▶ [REQUIRED WORK]
Starting with the first line below, extract each line through the one that contains "import matplotlib.pyplot as plt", inclusive, excluding pictures.

▶ [GIVEN INFORMATION]
-- start --

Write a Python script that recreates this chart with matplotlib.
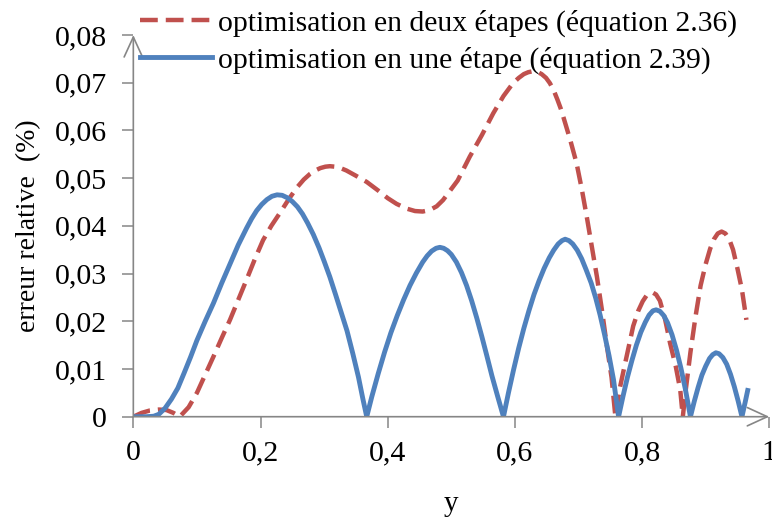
import matplotlib
matplotlib.use("Agg")
import matplotlib.pyplot as plt

# ---- data ----
# optimisation en une étape (solid blue)
blue_x = [0.0, 0.02, 0.032, 0.04, 0.05, 0.06, 0.07, 0.08, 0.09, 0.10, 0.113, 0.126, 0.139,
          0.152, 0.165, 0.178, 0.186, 0.194, 0.202, 0.21, 0.218, 0.226, 0.234, 0.242,
          0.25, 0.258, 0.266, 0.274, 0.283, 0.292, 0.30, 0.309, 0.318, 0.327, 0.336,
          0.345, 0.354, 0.361, 0.367,
          0.375, 0.385, 0.395, 0.405, 0.415, 0.425, 0.435, 0.445, 0.455, 0.462, 0.469,
          0.476, 0.482, 0.488, 0.494, 0.50, 0.508, 0.516, 0.524, 0.532, 0.54, 0.548,
          0.556, 0.564, 0.573, 0.582,
          0.59, 0.598, 0.606, 0.614, 0.622, 0.63, 0.638, 0.646, 0.654, 0.661, 0.668,
          0.674, 0.679, 0.685, 0.691, 0.698, 0.705, 0.712, 0.72, 0.727, 0.734, 0.741,
          0.748, 0.755, 0.763,
          0.77, 0.777, 0.784, 0.791, 0.798, 0.805, 0.811, 0.817, 0.822, 0.828, 0.834,
          0.84, 0.847, 0.854, 0.861, 0.868, 0.876,
          0.882, 0.888, 0.894, 0.90, 0.906, 0.911, 0.916, 0.921, 0.927, 0.933, 0.939,
          0.945, 0.951, 0.957, 0.962, 0.966]
blue_y = [0.0, 0.0, 0.0001, 0.0005, 0.0018, 0.0037, 0.006, 0.0092, 0.0125, 0.016, 0.020, 0.0238, 0.028,
          0.032, 0.036, 0.0395, 0.0415, 0.0432, 0.0445, 0.0455, 0.0462, 0.0465, 0.0464, 0.0459,
          0.0451, 0.044, 0.0425, 0.0406, 0.0382, 0.0354, 0.0326, 0.0293, 0.0256, 0.0218, 0.018,
          0.0133, 0.0083, 0.0037, 0.0,
          0.0042, 0.009, 0.0135, 0.0176, 0.0212, 0.0245, 0.0275, 0.0301, 0.0324, 0.0337, 0.0347,
          0.0353, 0.0355, 0.0353, 0.0348, 0.034, 0.0324, 0.0302, 0.0275, 0.0243, 0.0207, 0.0168,
          0.0127, 0.0085, 0.0042, 0.0,
          0.0051, 0.0099, 0.0144, 0.0185, 0.0222, 0.0256, 0.0285, 0.0311, 0.0333, 0.0349, 0.0362,
          0.0369, 0.0372, 0.0369, 0.0362, 0.0349, 0.0331, 0.0308, 0.028, 0.0249, 0.0213, 0.0172,
          0.0128, 0.0078, 0.0,
          0.0043, 0.0083, 0.0118, 0.015, 0.0177, 0.0198, 0.0213, 0.0222, 0.0224, 0.0221, 0.0212,
          0.0197, 0.0172, 0.014, 0.0102, 0.0058, 0.0,
          0.0032, 0.0061, 0.0087, 0.0106, 0.0122, 0.013, 0.0134, 0.0132, 0.0124, 0.011, 0.0089,
          0.0063, 0.0033, 0.0, 0.003, 0.0055]

# optimisation en deux étapes (dashed red)
red_x = [0.0, 0.013, 0.026, 0.04, 0.052, 0.063, 0.073, 0.087, 0.10, 0.113, 0.126, 0.139,
         0.152, 0.165, 0.178, 0.191, 0.204, 0.217, 0.231, 0.244, 0.257, 0.268, 0.278,
         0.286, 0.294, 0.302, 0.309, 0.317, 0.326, 0.335, 0.35, 0.367, 0.385, 0.40,
         0.414, 0.43, 0.443, 0.455, 0.466, 0.477, 0.487, 0.51, 0.529, 0.548, 0.566,
         0.582, 0.597, 0.606, 0.614, 0.621, 0.628, 0.635, 0.642, 0.649, 0.655, 0.661,
         0.667, 0.672, 0.676, 0.687, 0.697, 0.705, 0.713, 0.721, 0.729, 0.737, 0.744,
         0.752, 0.758,
         0.765, 0.773, 0.786, 0.794, 0.801, 0.807, 0.812, 0.817, 0.822, 0.828, 0.836,
         0.844, 0.853, 0.86, 0.864,
         0.869, 0.876, 0.884, 0.892, 0.90, 0.907, 0.913, 0.919, 0.925, 0.931, 0.937,
         0.943, 0.95, 0.957, 0.964]
red_y = [0.0, 0.0008, 0.0013, 0.0015, 0.0014, 0.0008, 0.0, 0.002, 0.005, 0.0088, 0.0126, 0.0165,
         0.0203, 0.0245, 0.0287, 0.033, 0.037, 0.040, 0.0428, 0.0455, 0.048, 0.0497, 0.0509,
         0.0516, 0.0521, 0.0524, 0.0525, 0.0524, 0.0521, 0.0516, 0.0505, 0.0492, 0.0474, 0.0458,
         0.0446, 0.0436, 0.0431, 0.043, 0.0433, 0.0441, 0.0454, 0.0495, 0.0545, 0.059, 0.0636,
         0.0672, 0.0699, 0.071, 0.0718, 0.0722, 0.0724, 0.0723, 0.0718, 0.071, 0.0699, 0.0684,
         0.0664, 0.0646, 0.0629, 0.058, 0.0531, 0.0478, 0.0419, 0.0356, 0.0293, 0.0222, 0.0154,
         0.0082, 0.0,
         0.006, 0.011, 0.019, 0.0222, 0.0242, 0.0254, 0.0259, 0.026, 0.0256, 0.0243, 0.0205,
         0.0154, 0.0105, 0.0056, 0.0,
         0.006, 0.0135, 0.021, 0.0275, 0.032, 0.0352, 0.0372, 0.0384, 0.0388, 0.0384, 0.0372,
         0.035, 0.031, 0.0266, 0.0203]

xticks = [0, 0.2, 0.4, 0.6, 0.8, 1.0]
xtick_labels = ["0", "0,2", "0,4", "0,6", "0,8", "1"]
yticks = [0, 0.01, 0.02, 0.03, 0.04, 0.05, 0.06, 0.07, 0.08]
ytick_labels = ["0", "0,01", "0,02", "0,03", "0,04", "0,05", "0,06", "0,07", "0,08"]

BLUE = "#4F81BD"
RED = "#C0504D"
GRAY = "#868686"

plt.rcParams["font.family"] = ["Liberation Serif", "DejaVu Serif"]

fig = plt.figure(figsize=(7.72, 5.19), dpi=100)
ax = fig.add_axes([0.1727, 0.1971, 0.8238, 0.7355])
ax.patch.set_alpha(0)

ln_red, = ax.plot(red_x, red_y, color=RED, lw=3.2, dashes=(4, 1.8),
                  dash_capstyle="butt", label="optimisation en deux étapes (équation 2.36)")
ln_blue, = ax.plot(blue_x, blue_y, color=BLUE, lw=3.5, solid_joinstyle="round",
                   label="optimisation en une étape (équation 2.39)")

ax.set_xlim(0, 1)
ax.set_ylim(0, 0.08)
ax.set_xticks(xticks)
ax.set_xticklabels(xtick_labels)
ax.set_yticks(yticks)
ax.set_yticklabels(ytick_labels)

for s in ("top", "right", "left", "bottom"):
    ax.spines[s].set_visible(False)

# axes drawn as arrows like the original
ax.annotate("", xy=(0, 1.0), xytext=(0, 0), xycoords="axes fraction",
            arrowprops=dict(arrowstyle="->,head_length=1.2,head_width=0.55",
                            color=GRAY, lw=1.2, shrinkA=0, shrinkB=0, mutation_scale=12))
ax.annotate("", xy=(1.0, 0), xytext=(0, 0), xycoords="axes fraction",
            arrowprops=dict(arrowstyle="->,head_length=1.2,head_width=0.55",
                            color=GRAY, lw=1.2, shrinkA=0, shrinkB=0, mutation_scale=12))

ax.tick_params(axis="both", direction="out", length=8, width=1.1, color=GRAY,
               labelsize=21.5)
ax.tick_params(axis="y", pad=11)
ax.tick_params(axis="x", pad=9)

ax.set_xlabel("y", fontsize=21, labelpad=18)
ax.set_ylabel("erreur relative  (%)", fontsize=20, labelpad=10)

fig.legend(handles=[ln_red, ln_blue], loc="upper left",
           bbox_to_anchor=(0.166, 1.004), frameon=False, fontsize=21.3,
           handlelength=2.45, handletextpad=0.2, labelspacing=0.33, borderaxespad=0)

fig.savefig("out.png", dpi=100)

-- end --

▶ [REPLY]
Write a Python script that recreates this chart with matplotlib.
import matplotlib
matplotlib.use("Agg")
import matplotlib.pyplot as plt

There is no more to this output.